Senior Fellow: November 2016, January–March 2017 and May 2017
Research Project: Maimonides’ Sceptical Critique of Prophecy and the Parable of the Aqedah
Josef Stern’s objective is to complete a monograph on Maimonides’ sceptical critique of prophecy. According to Maimonides, prophecy is an ideal state of intellectual perfection yielding a ‘knowledge’ whose representations are a function of both the intellect and the imagination, a state articulated in the Torah by the condition that all (non-Mosaic) prophecy must occur in a dream or vision. This characterisation immediately raises an epistemological question: with respect to any given prophetically apprehended proposition, how does the purported prophet know that he intellectually apprehended its content, which in turn is represented in an imaginative form, and that he did not instead imagine that he intellectually apprehended that content?

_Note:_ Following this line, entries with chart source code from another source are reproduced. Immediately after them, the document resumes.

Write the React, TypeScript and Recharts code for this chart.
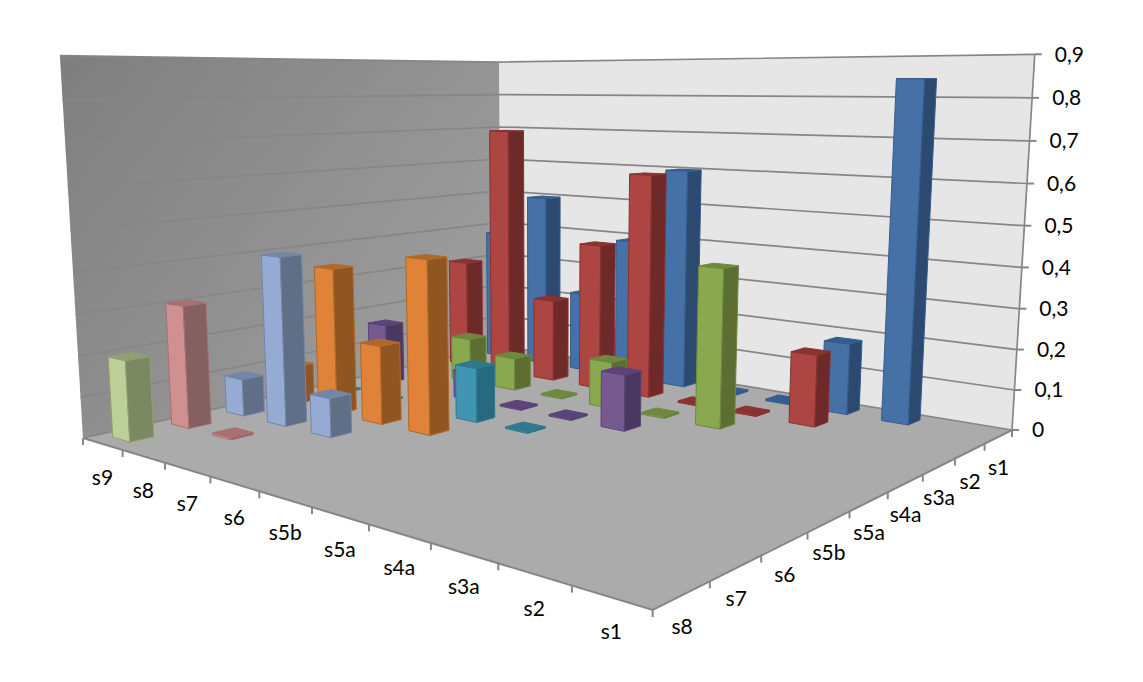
import React from 'react';
import { ScatterChart, Scatter, XAxis, YAxis } from 'recharts';

const categories = ['s9', 's8', 's7', 's6', 's5b', 's5a', 's4a', 's3a', 's2', 's1'];
const depthLabels = ['s8', 's7', 's6', 's5b', 's5a', 's4a', 's3a', 's2', 's1'];
const valueTicks = [0, 0.1, 0.2, 0.3, 0.4, 0.5, 0.6, 0.7, 0.8, 0.9];

// values per series, in category order (s9 first)
const s1Values = [0.38, 0.498, 0.226, 0.393, 0.599, 0.004, 0.004, 0.183, 0.845];
const s2Values = [0.308, 0.7, 0.228, 0.398, 0.597, 0.004, 0.004, 0.18];
const s3aValues = [0.1, 0.122, 0.088, 0.004, 0.122, 0.004, 0.397];
const s4aValues = [0.165, 0.03, 0.075, 0.004, 0.004, 0.14];
const s5aValues = [0.003, 0.003, 0.003, 0.138, 0.004];
const s5bValues = [0.1, 0.375, 0.198, 0.427];
const s6Values = [0.095, 0.422, 0.096];
const s7Values = [0.305, 0.005];
const s8Values = [0.197];

const WIDTH = 1143;
const HEIGHT = 682;
const PLOT_TOP = 52;
const PLOT_BOTTOM = 430;
const PLOT_WIDTH = 1030;
const MAX_VALUE = 0.9;

// floor corners on screen: left, front, right, back
const P0 = [83, 438];
const P1 = [652.7, 610];
const P2 = [1012, 430];
const P3 = [501, 346];
const VANISH = [547, 8100];
const LIFT = -0.0528;

const dx1 = P1[0] - P2[0];
const dx2 = P3[0] - P2[0];
const dy1 = P1[1] - P2[1];
const dy2 = P3[1] - P2[1];
const sx = P0[0] - P1[0] + P2[0] - P3[0];
const sy = P0[1] - P1[1] + P2[1] - P3[1];
const den = dx1 * dy2 - dx2 * dy1;
const G = (sx * dy2 - dx2 * sy) / den;
const H = (dx1 * sy - sx * dy1) / den;

// u runs left->front along categories, v runs front->back along depth rows, z is the value
const project = (u: number, v: number, z: number) => {
  const t = z * LIFT;
  const w = 1 + G * u + H * v;
  const X = (P1[0] - P0[0] + G * P1[0]) * u + (P3[0] - P0[0] + H * P3[0]) * v + P0[0];
  const Y = (P1[1] - P0[1] + G * P1[1]) * u + (P3[1] - P0[1] + H * P3[1]) * v + P0[1];
  return [(X + t * VANISH[0]) / (w + t), (Y + t * VANISH[1]) / (w + t)];
};

const pts = (list: number[][]) => list.map((p) => `${p[0].toFixed(1)},${p[1].toFixed(1)}`).join(' ');

const BAR_U = 0.0215;
const BAR_V = 0.022;

const Cuboid = ({ cx, cy, depth, palette }: any) => {
  const u = (cx / PLOT_WIDTH);
  const v = (depth + 0.5) / depthLabels.length;
  const z = ((PLOT_BOTTOM - cy) / (PLOT_BOTTOM - PLOT_TOP)) * MAX_VALUE;
  const u0 = u - BAR_U;
  const u1 = u + BAR_U;
  const v0 = v - BAR_V;
  const v1 = v + BAR_V;
  const front = [project(u0, v0, 0), project(u1, v0, 0), project(u1, v0, z), project(u0, v0, z)];
  const side = [project(u1, v0, 0), project(u1, v1, 0), project(u1, v1, z), project(u1, v0, z)];
  const top = [project(u0, v0, z), project(u1, v0, z), project(u1, v1, z), project(u0, v1, z)];
  return (
    <g>
      <polygon points={pts(front)} fill={palette[0]} stroke={palette[2]} strokeWidth={1} />
      <polygon points={pts(side)} fill={palette[1]} stroke={palette[2]} strokeWidth={1} />
      <polygon points={pts(top)} fill={palette[2]} stroke={palette[2]} strokeWidth={1} />
    </g>
  );
};

const GRID = '#868686';

const Room = () => {
  const top = MAX_VALUE;
  return (
    <g>
      <defs>
        <linearGradient id="leftWall" gradientUnits="userSpaceOnUse" x1="60" y1="50" x2="500" y2="400">
          <stop offset="0%" stopColor="#7e7e7e" />
          <stop offset="100%" stopColor="#a2a2a2" />
        </linearGradient>
      </defs>
      <polygon points={pts([project(0, 0, 0), project(0, 1, 0), project(0, 1, top), project(0, 0, top)])} fill="url(#leftWall)" />
      <polygon points={pts([project(0, 1, 0), project(1, 1, 0), project(1, 1, top), project(0, 1, top)])} fill="#e6e6e6" />
      <polygon points={pts([project(0, 0, 0), project(1, 0, 0), project(1, 1, 0), project(0, 1, 0)])} fill="#ababab" />
      {valueTicks.map((t) => {
        const a = project(0, 0, t);
        const b = project(0, 1, t);
        const c = project(1, 1, t);
        return (
          <g key={t}>
            <polyline points={pts([a, b, c])} fill="none" stroke={GRID} strokeWidth={1.7} />
            <line x1={c[0]} y1={c[1]} x2={c[0] + 7} y2={c[1]} stroke={GRID} strokeWidth={2} />
          </g>
        );
      })}
      <line x1={project(1, 1, 0)[0]} y1={project(1, 1, 0)[1]} x2={project(1, 1, top)[0]} y2={project(1, 1, top)[1]} stroke={GRID} strokeWidth={1.7} />
      <polyline points={pts([project(0, 0, 0), project(1, 0, 0), project(1, 1, 0)])} fill="none" stroke={GRID} strokeWidth={2} />
      {categories.map((_, i) => {
        const p = project(i / categories.length, 0, 0);
        return <line key={i} x1={p[0]} y1={p[1]} x2={p[0]} y2={p[1] + 7} stroke={GRID} strokeWidth={2} />;
      })}
      {depthLabels.map((_, i) => {
        const p = project(1, i / depthLabels.length, 0);
        return <line key={i} x1={p[0]} y1={p[1]} x2={p[0]} y2={p[1] + 7} stroke={GRID} strokeWidth={2} />;
      })}
      {(() => {
        const p = project(1, 1, 0);
        return <line x1={p[0]} y1={p[1]} x2={p[0]} y2={p[1] + 7} stroke={GRID} strokeWidth={2} />;
      })()}
      {categories.map((name, i) => {
        const p = project((i + 0.5) / categories.length, 0, 0);
        return (
          <text key={name} x={p[0]} y={p[1] + 36} textAnchor="middle" dominantBaseline="middle" fontFamily="Lato" fontSize={21} fill="#000">
            {name}
          </text>
        );
      })}
      {depthLabels.map((name, i) => {
        const p = project(1, (i + 0.5) / depthLabels.length, 0);
        return (
          <text key={name} x={p[0]} y={p[1] + 33} textAnchor="middle" dominantBaseline="middle" fontFamily="Lato" fontSize={21} fill="#000">
            {name}
          </text>
        );
      })}
    </g>
  );
};

const ValueTick = ({ payload }: any) => {
  const p = project(1, 1, payload.value);
  const label = payload.value === 0 ? '0' : payload.value.toFixed(1).replace('.', ',');
  return (
    <text x={p[0] + 20} y={p[1] + 2} textAnchor="start" dominantBaseline="middle" fontFamily="Lato" fontSize={21} fill="#000">
      {label}
    </text>
  );
};

// front face, side face, top face
const palettes: Record<string, string[]> = {
  s1: ['#4571a7', '#2c4a70', '#345d8e'],
  s2: ['#ad4542', '#6e2a29', '#8a3230'],
  s3a: ['#8aa84e', '#5c6e32', '#6e8840'],
  s4a: ['#75598f', '#4a3862', '#5d4478'],
  s5a: ['#4096b0', '#276a80', '#2f7890'],
  s5b: ['#e08238', '#8f5623', '#b06a28'],
  s6: ['#95abd3', '#5f6f88', '#7386a6'],
  s7: ['#d09090', '#846060', '#a87070'],
  s8: ['#bccf96', '#7b8862', '#90a070'],
};

const toRows = (values: number[]) => values.map((value, i) => ({ cat: i + 0.5, value }));

const seriesList = [
  { name: 's1', depth: 8, rows: toRows(s1Values) },
  { name: 's2', depth: 7, rows: toRows(s2Values) },
  { name: 's3a', depth: 6, rows: toRows(s3aValues) },
  { name: 's4a', depth: 5, rows: toRows(s4aValues) },
  { name: 's5a', depth: 4, rows: toRows(s5aValues) },
  { name: 's5b', depth: 3, rows: toRows(s5bValues) },
  { name: 's6', depth: 2, rows: toRows(s6Values) },
  { name: 's7', depth: 1, rows: toRows(s7Values) },
  { name: 's8', depth: 0, rows: toRows(s8Values) },
];

const App = () => (
  <div style={{ position: 'absolute', left: 0, top: 0, width: WIDTH, height: HEIGHT, background: '#fff' }}>
    <ScatterChart
      width={WIDTH}
      height={HEIGHT}
      margin={{ top: PLOT_TOP, right: 0, bottom: HEIGHT - PLOT_BOTTOM, left: 0 }}
    >
      <Room />
      <XAxis type="number" dataKey="cat" domain={[0, categories.length]} hide />
      <YAxis
        type="number"
        dataKey="value"
        orientation="right"
        width={WIDTH - PLOT_WIDTH}
        domain={[0, MAX_VALUE]}
        ticks={valueTicks}
        axisLine={false}
        tickLine={false}
        tick={(props: any) => <ValueTick {...props} />}
      />
      {seriesList.map((s) => (
        <Scatter
          key={s.name}
          name={s.name}
          data={s.rows}
          isAnimationActive={false}
          shape={(props: any) => <Cuboid {...props} depth={s.depth} palette={palettes[s.name]} />}
        />
      ))}
    </ScatterChart>
  </div>
);

export default App;
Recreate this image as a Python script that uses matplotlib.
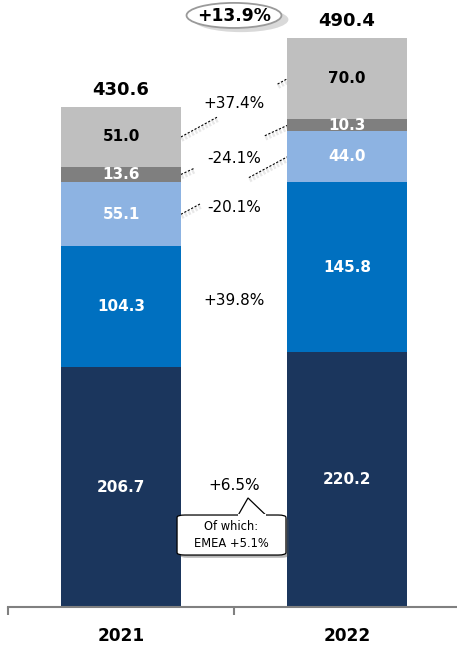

An answer would require a criterion for distinguishing objects of the intellect from those of the imagination. However, Maimonides argues that humans have no such criterion, leaving him at a sceptical impasse, unable to justify his claim to knowledge. This, Stern argues, is what Maimonides means by the challenge posed by ‘false’—deceived rather than deceiving—prophets. To explore this, Stern analyses Maimonides’ idea of prophecy, prophetic verification, and prophetic intuition (hads), the tension for him between the intellect and imagination in light of the major dispute over the status of the modalities among the Arabic philosophers, his critique of the epistemic status of the certainty of the prophet, and the normative consequences of this sceptical critique for the prophetic life and commandments.
Josef Stern is William H. Colvin Professor of Philosophy Emeritus at the University of Chicago.